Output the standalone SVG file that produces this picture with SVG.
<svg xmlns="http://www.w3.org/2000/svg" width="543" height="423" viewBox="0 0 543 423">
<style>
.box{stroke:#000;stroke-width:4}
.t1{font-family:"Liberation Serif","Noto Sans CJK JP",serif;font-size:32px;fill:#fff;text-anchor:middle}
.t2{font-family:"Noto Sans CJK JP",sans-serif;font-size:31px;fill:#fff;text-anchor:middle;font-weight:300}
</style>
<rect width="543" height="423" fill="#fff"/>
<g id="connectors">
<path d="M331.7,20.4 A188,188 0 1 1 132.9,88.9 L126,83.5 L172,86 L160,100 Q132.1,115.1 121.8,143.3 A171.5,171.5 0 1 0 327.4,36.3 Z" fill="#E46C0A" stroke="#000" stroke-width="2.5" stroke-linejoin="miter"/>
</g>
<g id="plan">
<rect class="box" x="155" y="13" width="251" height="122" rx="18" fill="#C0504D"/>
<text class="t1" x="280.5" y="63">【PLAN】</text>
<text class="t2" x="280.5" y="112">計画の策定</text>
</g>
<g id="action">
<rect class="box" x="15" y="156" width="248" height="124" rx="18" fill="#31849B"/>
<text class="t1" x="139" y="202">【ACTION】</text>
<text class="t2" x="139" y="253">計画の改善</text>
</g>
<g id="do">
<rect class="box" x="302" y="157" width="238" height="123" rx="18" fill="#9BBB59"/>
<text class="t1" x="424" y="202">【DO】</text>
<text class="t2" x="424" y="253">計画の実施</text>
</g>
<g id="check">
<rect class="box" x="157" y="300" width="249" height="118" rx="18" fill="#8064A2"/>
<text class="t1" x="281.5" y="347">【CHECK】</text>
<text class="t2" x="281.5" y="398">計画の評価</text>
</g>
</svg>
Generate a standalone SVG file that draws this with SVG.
━━━━━━━━
* What the task asks *
Transcribe the material above word for word.

* Result for this exercise *
Output the standalone SVG file that produces this picture with SVG.
<svg xmlns="http://www.w3.org/2000/svg" width="543" height="423" viewBox="0 0 543 423">
<style>
.box{stroke:#000;stroke-width:4}
.t1{font-family:"Liberation Serif","Noto Sans CJK JP",serif;font-size:32px;fill:#fff;text-anchor:middle}
.t2{font-family:"Noto Sans CJK JP",sans-serif;font-size:31px;fill:#fff;text-anchor:middle;font-weight:300}
</style>
<rect width="543" height="423" fill="#fff"/>
<g id="connectors">
<path d="M331.7,20.4 A188,188 0 1 1 132.9,88.9 L126,83.5 L172,86 L160,100 Q132.1,115.1 121.8,143.3 A171.5,171.5 0 1 0 327.4,36.3 Z" fill="#E46C0A" stroke="#000" stroke-width="2.5" stroke-linejoin="miter"/>
</g>
<g id="plan">
<rect class="box" x="155" y="13" width="251" height="122" rx="18" fill="#C0504D"/>
<text class="t1" x="280.5" y="63">【PLAN】</text>
<text class="t2" x="280.5" y="112">計画の策定</text>
</g>
<g id="action">
<rect class="box" x="15" y="156" width="248" height="124" rx="18" fill="#31849B"/>
<text class="t1" x="139" y="202">【ACTION】</text>
<text class="t2" x="139" y="253">計画の改善</text>
</g>
<g id="do">
<rect class="box" x="302" y="157" width="238" height="123" rx="18" fill="#9BBB59"/>
<text class="t1" x="424" y="202">【DO】</text>
<text class="t2" x="424" y="253">計画の実施</text>
</g>
<g id="check">
<rect class="box" x="157" y="300" width="249" height="118" rx="18" fill="#8064A2"/>
<text class="t1" x="281.5" y="347">【CHECK】</text>
<text class="t2" x="281.5" y="398">計画の評価</text>
</g>
</svg>
Generate a standalone SVG file that draws this with SVG.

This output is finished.